Task goal: Starting with the first line of the listing, quote each line exactly until and including the one with "(0,0) rectangle (1170,461);", leaving pictures out.

○ ○ ○ ○ ○

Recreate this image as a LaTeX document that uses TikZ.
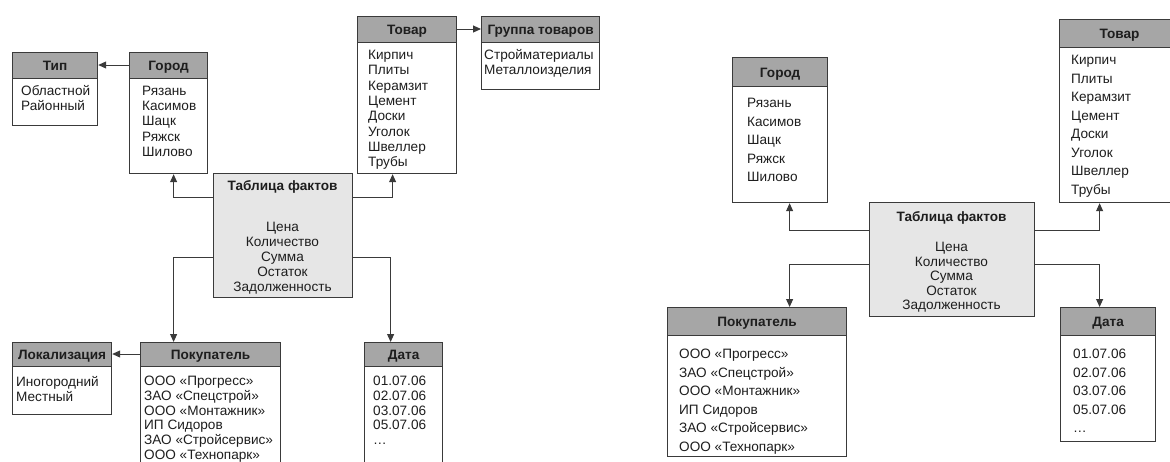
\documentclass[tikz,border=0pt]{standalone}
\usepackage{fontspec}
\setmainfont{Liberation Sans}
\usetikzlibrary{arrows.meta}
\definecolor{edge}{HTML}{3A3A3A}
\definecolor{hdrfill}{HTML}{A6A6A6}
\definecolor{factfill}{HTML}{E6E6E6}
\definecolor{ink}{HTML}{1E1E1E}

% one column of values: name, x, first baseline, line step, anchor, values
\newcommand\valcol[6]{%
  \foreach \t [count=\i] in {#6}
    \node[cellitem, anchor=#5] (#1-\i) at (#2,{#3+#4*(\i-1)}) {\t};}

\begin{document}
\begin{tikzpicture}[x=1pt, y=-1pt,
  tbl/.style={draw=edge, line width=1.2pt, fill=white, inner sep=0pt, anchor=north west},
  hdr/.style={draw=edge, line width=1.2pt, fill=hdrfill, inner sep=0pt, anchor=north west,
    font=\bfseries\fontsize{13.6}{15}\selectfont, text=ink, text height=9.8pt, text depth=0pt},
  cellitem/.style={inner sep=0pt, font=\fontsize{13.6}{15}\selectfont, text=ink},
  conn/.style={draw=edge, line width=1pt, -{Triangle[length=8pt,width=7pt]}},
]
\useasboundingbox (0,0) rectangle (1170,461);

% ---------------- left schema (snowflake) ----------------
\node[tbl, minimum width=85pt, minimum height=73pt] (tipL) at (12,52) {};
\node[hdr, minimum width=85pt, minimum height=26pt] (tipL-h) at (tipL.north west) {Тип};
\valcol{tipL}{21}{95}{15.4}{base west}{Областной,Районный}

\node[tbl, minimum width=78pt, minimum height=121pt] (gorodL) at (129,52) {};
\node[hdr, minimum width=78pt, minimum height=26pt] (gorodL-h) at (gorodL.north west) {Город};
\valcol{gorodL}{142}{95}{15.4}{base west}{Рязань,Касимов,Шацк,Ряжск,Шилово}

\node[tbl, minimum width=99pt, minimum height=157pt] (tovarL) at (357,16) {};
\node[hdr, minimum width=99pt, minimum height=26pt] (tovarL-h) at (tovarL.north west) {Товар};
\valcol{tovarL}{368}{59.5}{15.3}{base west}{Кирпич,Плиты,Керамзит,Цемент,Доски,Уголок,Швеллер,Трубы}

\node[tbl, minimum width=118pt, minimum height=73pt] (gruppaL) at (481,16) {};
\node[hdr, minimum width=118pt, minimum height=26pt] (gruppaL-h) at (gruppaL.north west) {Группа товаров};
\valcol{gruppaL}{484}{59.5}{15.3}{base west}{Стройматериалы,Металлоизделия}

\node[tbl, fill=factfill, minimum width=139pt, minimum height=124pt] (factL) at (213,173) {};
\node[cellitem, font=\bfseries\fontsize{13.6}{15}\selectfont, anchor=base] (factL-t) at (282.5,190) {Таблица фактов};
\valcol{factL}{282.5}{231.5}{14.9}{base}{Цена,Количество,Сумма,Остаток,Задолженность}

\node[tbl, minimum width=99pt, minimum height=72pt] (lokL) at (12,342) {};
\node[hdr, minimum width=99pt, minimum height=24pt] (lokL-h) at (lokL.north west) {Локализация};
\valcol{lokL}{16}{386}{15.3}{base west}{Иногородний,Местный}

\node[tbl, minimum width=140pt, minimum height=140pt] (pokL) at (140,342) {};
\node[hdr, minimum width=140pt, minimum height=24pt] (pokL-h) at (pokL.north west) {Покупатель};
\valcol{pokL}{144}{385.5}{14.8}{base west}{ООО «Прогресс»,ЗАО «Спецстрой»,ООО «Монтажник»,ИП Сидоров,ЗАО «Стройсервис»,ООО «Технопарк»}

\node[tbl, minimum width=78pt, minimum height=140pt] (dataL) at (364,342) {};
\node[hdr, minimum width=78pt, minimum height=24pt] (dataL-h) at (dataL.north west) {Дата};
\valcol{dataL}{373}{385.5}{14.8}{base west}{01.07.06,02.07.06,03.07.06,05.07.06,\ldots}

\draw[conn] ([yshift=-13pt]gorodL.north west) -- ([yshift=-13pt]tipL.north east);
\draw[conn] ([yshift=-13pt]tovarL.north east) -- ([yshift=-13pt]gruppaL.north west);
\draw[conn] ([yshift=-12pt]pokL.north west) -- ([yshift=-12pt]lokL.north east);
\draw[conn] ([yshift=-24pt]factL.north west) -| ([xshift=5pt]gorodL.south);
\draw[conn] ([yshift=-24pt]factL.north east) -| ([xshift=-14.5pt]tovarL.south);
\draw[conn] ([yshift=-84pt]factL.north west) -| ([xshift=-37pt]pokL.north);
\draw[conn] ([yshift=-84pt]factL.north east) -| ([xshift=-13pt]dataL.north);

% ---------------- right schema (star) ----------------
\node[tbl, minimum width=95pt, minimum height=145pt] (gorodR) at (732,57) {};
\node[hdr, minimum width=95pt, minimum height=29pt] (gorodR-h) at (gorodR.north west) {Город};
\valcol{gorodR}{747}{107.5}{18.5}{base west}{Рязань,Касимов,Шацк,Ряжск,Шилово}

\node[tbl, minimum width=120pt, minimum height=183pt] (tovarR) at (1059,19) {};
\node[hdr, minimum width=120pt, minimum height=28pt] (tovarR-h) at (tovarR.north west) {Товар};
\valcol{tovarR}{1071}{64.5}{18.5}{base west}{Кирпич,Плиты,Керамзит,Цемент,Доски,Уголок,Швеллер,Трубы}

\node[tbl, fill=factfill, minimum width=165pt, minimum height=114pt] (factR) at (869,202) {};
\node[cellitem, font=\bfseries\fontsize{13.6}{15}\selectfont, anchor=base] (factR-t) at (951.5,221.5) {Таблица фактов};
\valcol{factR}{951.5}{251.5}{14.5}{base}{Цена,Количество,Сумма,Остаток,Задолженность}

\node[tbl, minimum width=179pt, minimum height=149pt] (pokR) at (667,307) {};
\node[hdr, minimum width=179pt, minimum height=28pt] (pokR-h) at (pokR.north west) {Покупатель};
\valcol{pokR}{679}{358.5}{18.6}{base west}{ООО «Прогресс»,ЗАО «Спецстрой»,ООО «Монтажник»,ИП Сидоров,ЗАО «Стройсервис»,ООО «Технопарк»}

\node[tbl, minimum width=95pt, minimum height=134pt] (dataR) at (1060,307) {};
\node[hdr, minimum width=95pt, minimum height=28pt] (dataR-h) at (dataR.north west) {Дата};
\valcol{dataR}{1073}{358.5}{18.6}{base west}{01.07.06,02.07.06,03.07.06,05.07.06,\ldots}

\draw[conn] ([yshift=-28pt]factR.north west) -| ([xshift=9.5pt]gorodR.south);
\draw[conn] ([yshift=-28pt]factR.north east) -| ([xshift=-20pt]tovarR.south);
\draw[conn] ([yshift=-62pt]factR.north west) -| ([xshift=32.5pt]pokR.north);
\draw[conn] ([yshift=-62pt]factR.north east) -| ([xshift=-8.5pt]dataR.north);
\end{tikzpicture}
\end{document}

○ ○ ○ ○ ○

Worked answer:
Recreate this image as a LaTeX document that uses TikZ.
\documentclass[tikz,border=0pt]{standalone}
\usepackage{fontspec}
\setmainfont{Liberation Sans}
\usetikzlibrary{arrows.meta}
\definecolor{edge}{HTML}{3A3A3A}
\definecolor{hdrfill}{HTML}{A6A6A6}
\definecolor{factfill}{HTML}{E6E6E6}
\definecolor{ink}{HTML}{1E1E1E}

% one column of values: name, x, first baseline, line step, anchor, values
\newcommand\valcol[6]{%
  \foreach \t [count=\i] in {#6}
    \node[cellitem, anchor=#5] (#1-\i) at (#2,{#3+#4*(\i-1)}) {\t};}

\begin{document}
\begin{tikzpicture}[x=1pt, y=-1pt,
  tbl/.style={draw=edge, line width=1.2pt, fill=white, inner sep=0pt, anchor=north west},
  hdr/.style={draw=edge, line width=1.2pt, fill=hdrfill, inner sep=0pt, anchor=north west,
    font=\bfseries\fontsize{13.6}{15}\selectfont, text=ink, text height=9.8pt, text depth=0pt},
  cellitem/.style={inner sep=0pt, font=\fontsize{13.6}{15}\selectfont, text=ink},
  conn/.style={draw=edge, line width=1pt, -{Triangle[length=8pt,width=7pt]}},
]
\useasboundingbox (0,0) rectangle (1170,461);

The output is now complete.